*SHORT PROBLEM*: Each line of the listing must be transcribed exactly, except for the images, which should be excluded.

==*==

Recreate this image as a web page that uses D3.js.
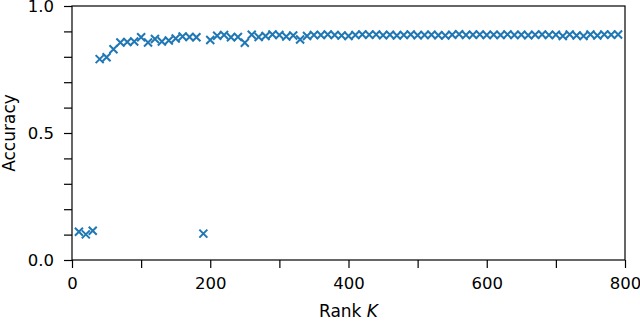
<!DOCTYPE html>
<html>
<head>
<meta charset="utf-8">
<script src="https://cdn.jsdelivr.net/npm/d3@7"></script>
<style>
body { margin: 0; background: #fff; }
text { font-family: "DejaVu Sans", sans-serif; fill: #000; }
</style>
</head>
<body>
<script>
// rank K values, step 10
var ranks = [10, 20, 30, 40, 50, 60, 70, 80, 90, 100, 110, 120, 130, 140, 150, 160, 170, 180, 190, 200,
    210, 220, 230, 240, 250, 260, 270, 280, 290, 300, 310, 320, 330, 340, 350, 360, 370, 380, 390, 400,
    410, 420, 430, 440, 450, 460, 470, 480, 490, 500, 510, 520, 530, 540, 550, 560, 570, 580, 590, 600,
    610, 620, 630, 640, 650, 660, 670, 680, 690, 700, 710, 720, 730, 740, 750, 760, 770, 780, 790];
// accuracy
var accuracy = [0.111, 0.101, 0.115, 0.791, 0.798, 0.830, 0.856, 0.858, 0.860, 0.877, 0.856, 0.870, 0.860, 0.864, 0.872, 0.880, 0.878, 0.877, 0.104, 0.866,
    0.883, 0.886, 0.877, 0.878, 0.855, 0.887, 0.878, 0.882, 0.888, 0.886, 0.880, 0.884, 0.868, 0.882, 0.886, 0.886, 0.888, 0.886, 0.884, 0.882,
    0.886, 0.888, 0.887, 0.888, 0.885, 0.887, 0.884, 0.886, 0.888, 0.885, 0.886, 0.887, 0.885, 0.884, 0.887, 0.889, 0.886, 0.887, 0.888, 0.886,
    0.887, 0.886, 0.888, 0.886, 0.887, 0.885, 0.887, 0.888, 0.886, 0.887, 0.882, 0.888, 0.884, 0.882, 0.888, 0.884, 0.888, 0.887, 0.888];

var xTicks = [0, 200, 400, 600, 800];
var xMinor = [100, 300, 500, 700];
var yTicks = [0.0, 0.5, 1.0];
var yMinor = [0.1, 0.2, 0.3, 0.4, 0.6, 0.7, 0.8, 0.9];

var width = 640, height = 321;
var mLeft = 72, mRight = 625, mTop = 6, mBottom = 260;
var blue = "#1f77b4";

var svg = d3.select("body").append("svg")
    .attr("width", width)
    .attr("height", height);

var x = d3.scaleLinear().domain([0, 800]).range([mLeft, mRight]);
var y = d3.scaleLinear().domain([0, 1]).range([mBottom, mTop]);

// minor ticks first, majors with labels
svg.append("g")
    .attr("transform", "translate(0," + mBottom + ")")
    .call(d3.axisBottom(x).tickValues(xMinor).tickSize(8).tickFormat(""));
svg.append("g")
    .attr("transform", "translate(" + mLeft + ",0)")
    .call(d3.axisLeft(y).tickValues(yMinor).tickSize(8).tickFormat(""));

svg.append("g")
    .attr("transform", "translate(0," + mBottom + ")")
    .call(d3.axisBottom(x).tickValues(xTicks).tickSize(8).tickPadding(9).tickFormat(d3.format("d")));
svg.append("g")
    .attr("transform", "translate(" + mLeft + ",0)")
    .call(d3.axisLeft(y).tickValues(yTicks).tickSize(8).tickPadding(10).tickFormat(d3.format(".1f")));

svg.selectAll(".domain").remove();
svg.selectAll(".tick line").attr("stroke", "#000").attr("stroke-width", 1.2);
svg.selectAll(".tick text").style("font-family", "DejaVu Sans").style("font-size", "16.5px").attr("fill", "#000");

// frame
svg.append("rect")
    .attr("x", mLeft).attr("y", mTop)
    .attr("width", mRight - mLeft).attr("height", mBottom - mTop)
    .attr("fill", "none").attr("stroke", "#000").attr("stroke-width", 1.2);

var pts = ranks.map(function(k, i) { return { k: k, a: accuracy[i] }; });
var s = 4;

svg.selectAll(".pt")
    .data(pts)
    .enter()
    .append("path")
    .attr("class", "pt")
    .attr("d", function(d) {
        var cx = x(d.k), cy = y(d.a);
        return "M" + (cx - s) + "," + (cy - s) + "L" + (cx + s) + "," + (cy + s) +
            "M" + (cx - s) + "," + (cy + s) + "L" + (cx + s) + "," + (cy - s);
    })
    .attr("stroke", blue)
    .attr("stroke-width", 2)
    .attr("fill", "none");

svg.append("text")
    .attr("x", (mLeft + mRight) / 2)
    .attr("y", 317)
    .attr("text-anchor", "middle")
    .style("font-size", "17px")
    .html("Rank <tspan font-style='italic'>K</tspan>");

svg.append("text")
    .attr("transform", "translate(15," + ((mTop + mBottom) / 2) + ") rotate(-90)")
    .attr("text-anchor", "middle")
    .style("font-size", "17px")
    .text("Accuracy");
</script>
</body>
</html>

==*==

*FULL RESPONSE*:
Recreate this image as a web page that uses D3.js.
<!DOCTYPE html>
<html>
<head>
<meta charset="utf-8">
<script src="https://cdn.jsdelivr.net/npm/d3@7"></script>
<style>
body { margin: 0; background: #fff; }
text { font-family: "DejaVu Sans", sans-serif; fill: #000; }
</style>
</head>
<body>
<script>
// rank K values, step 10
var ranks = [10, 20, 30, 40, 50, 60, 70, 80, 90, 100, 110, 120, 130, 140, 150, 160, 170, 180, 190, 200,
    210, 220, 230, 240, 250, 260, 270, 280, 290, 300, 310, 320, 330, 340, 350, 360, 370, 380, 390, 400,
    410, 420, 430, 440, 450, 460, 470, 480, 490, 500, 510, 520, 530, 540, 550, 560, 570, 580, 590, 600,
    610, 620, 630, 640, 650, 660, 670, 680, 690, 700, 710, 720, 730, 740, 750, 760, 770, 780, 790];
// accuracy
var accuracy = [0.111, 0.101, 0.115, 0.791, 0.798, 0.830, 0.856, 0.858, 0.860, 0.877, 0.856, 0.870, 0.860, 0.864, 0.872, 0.880, 0.878, 0.877, 0.104, 0.866,
    0.883, 0.886, 0.877, 0.878, 0.855, 0.887, 0.878, 0.882, 0.888, 0.886, 0.880, 0.884, 0.868, 0.882, 0.886, 0.886, 0.888, 0.886, 0.884, 0.882,
    0.886, 0.888, 0.887, 0.888, 0.885, 0.887, 0.884, 0.886, 0.888, 0.885, 0.886, 0.887, 0.885, 0.884, 0.887, 0.889, 0.886, 0.887, 0.888, 0.886,
    0.887, 0.886, 0.888, 0.886, 0.887, 0.885, 0.887, 0.888, 0.886, 0.887, 0.882, 0.888, 0.884, 0.882, 0.888, 0.884, 0.888, 0.887, 0.888];

var xTicks = [0, 200, 400, 600, 800];
var xMinor = [100, 300, 500, 700];
var yTicks = [0.0, 0.5, 1.0];
var yMinor = [0.1, 0.2, 0.3, 0.4, 0.6, 0.7, 0.8, 0.9];

var width = 640, height = 321;
var mLeft = 72, mRight = 625, mTop = 6, mBottom = 260;
var blue = "#1f77b4";

var svg = d3.select("body").append("svg")
    .attr("width", width)
    .attr("height", height);

var x = d3.scaleLinear().domain([0, 800]).range([mLeft, mRight]);
var y = d3.scaleLinear().domain([0, 1]).range([mBottom, mTop]);

// minor ticks first, majors with labels
svg.append("g")
    .attr("transform", "translate(0," + mBottom + ")")
    .call(d3.axisBottom(x).tickValues(xMinor).tickSize(8).tickFormat(""));
svg.append("g")
    .attr("transform", "translate(" + mLeft + ",0)")
    .call(d3.axisLeft(y).tickValues(yMinor).tickSize(8).tickFormat(""));

svg.append("g")
    .attr("transform", "translate(0," + mBottom + ")")
    .call(d3.axisBottom(x).tickValues(xTicks).tickSize(8).tickPadding(9).tickFormat(d3.format("d")));
svg.append("g")
    .attr("transform", "translate(" + mLeft + ",0)")
    .call(d3.axisLeft(y).tickValues(yTicks).tickSize(8).tickPadding(10).tickFormat(d3.format(".1f")));

svg.selectAll(".domain").remove();
svg.selectAll(".tick line").attr("stroke", "#000").attr("stroke-width", 1.2);
svg.selectAll(".tick text").style("font-family", "DejaVu Sans").style("font-size", "16.5px").attr("fill", "#000");

// frame
svg.append("rect")
    .attr("x", mLeft).attr("y", mTop)
    .attr("width", mRight - mLeft).attr("height", mBottom - mTop)
    .attr("fill", "none").attr("stroke", "#000").attr("stroke-width", 1.2);

var pts = ranks.map(function(k, i) { return { k: k, a: accuracy[i] }; });
var s = 4;

svg.selectAll(".pt")
    .data(pts)
    .enter()
    .append("path")
    .attr("class", "pt")
    .attr("d", function(d) {
        var cx = x(d.k), cy = y(d.a);
        return "M" + (cx - s) + "," + (cy - s) + "L" + (cx + s) + "," + (cy + s) +
            "M" + (cx - s) + "," + (cy + s) + "L" + (cx + s) + "," + (cy - s);
    })
    .attr("stroke", blue)
    .attr("stroke-width", 2)
    .attr("fill", "none");

svg.append("text")
    .attr("x", (mLeft + mRight) / 2)
    .attr("y", 317)
    .attr("text-anchor", "middle")
    .style("font-size", "17px")
    .html("Rank <tspan font-style='italic'>K</tspan>");

svg.append("text")
    .attr("transform", "translate(15," + ((mTop + mBottom) / 2) + ") rotate(-90)")
    .attr("text-anchor", "middle")
    .style("font-size", "17px")
    .text("Accuracy");
</script>
</body>
</html>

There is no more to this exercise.